What we fear is nearly always worse than the reality.

And pictures are finite. Whereas imagination is infinite. Imagination is always as far as you can possibly go, plus one. As Albert Einstein said, ‘Imagination is more important than knowledge.

And that’s really good advice for everyday life. Imagining what your boss thinks of you, worrying what the client’s going to say, fretting over all the problems, all the things that might go wrong. All of this can stop us doing great and exciting things.

As Rory Sutherland said, ‘It’s the job of advertising to make the new familiar, and the familiar new.’ And for that you need imagination. Just remember, imagination makes a great servant and a lousy master.

I think we’re all guilty of that. We spend all our time interpreting the world, instead of just listening.

 

Question your assumptions:

Other people are lazy and there was no excuse for laziness. Then one day my colleague Paul Bainsfair said to me, ‘Dave, have you ever thought, maybe it isn’t that people don’t want to do what you want.

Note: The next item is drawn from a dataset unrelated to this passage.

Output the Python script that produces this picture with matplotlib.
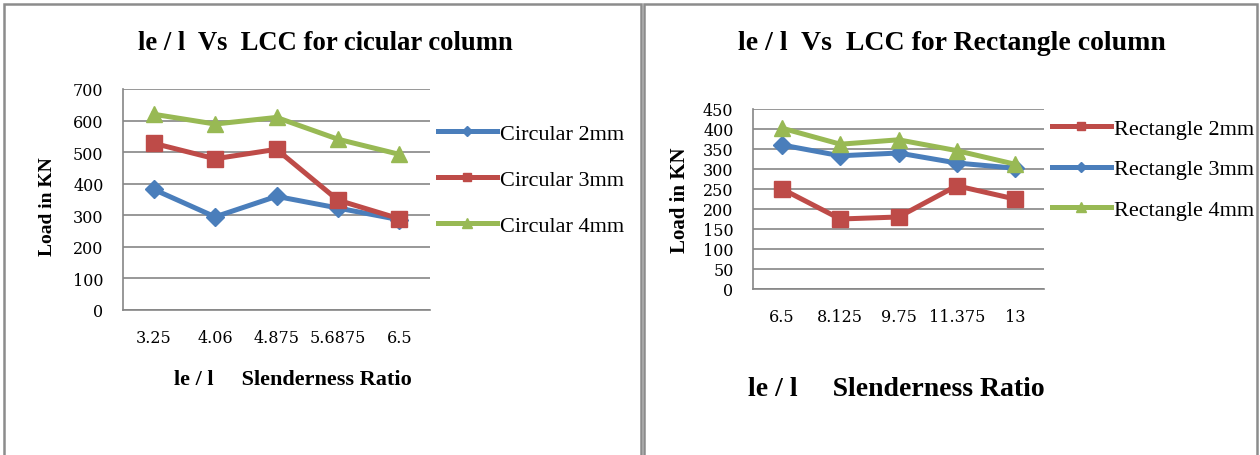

Maybe it’s that they can’t do what you want?’ I’d never thought of that. 

Pull-thinking rather than push-thinking. Instead of constantly nagging people to use your product, it shows them something they’d love to do. Something that needn’t even involve mentioning your product. Something fun. And incidentally, without even mentioning it, you’ve created a need for more sales of your product.

 

We see things as we are:

We all do that every day. In every interaction. Create a reality. Misinterpret it. Then reinforce it.

As the author Anaïs Nin said, ‘We see things not as they are, but as we are.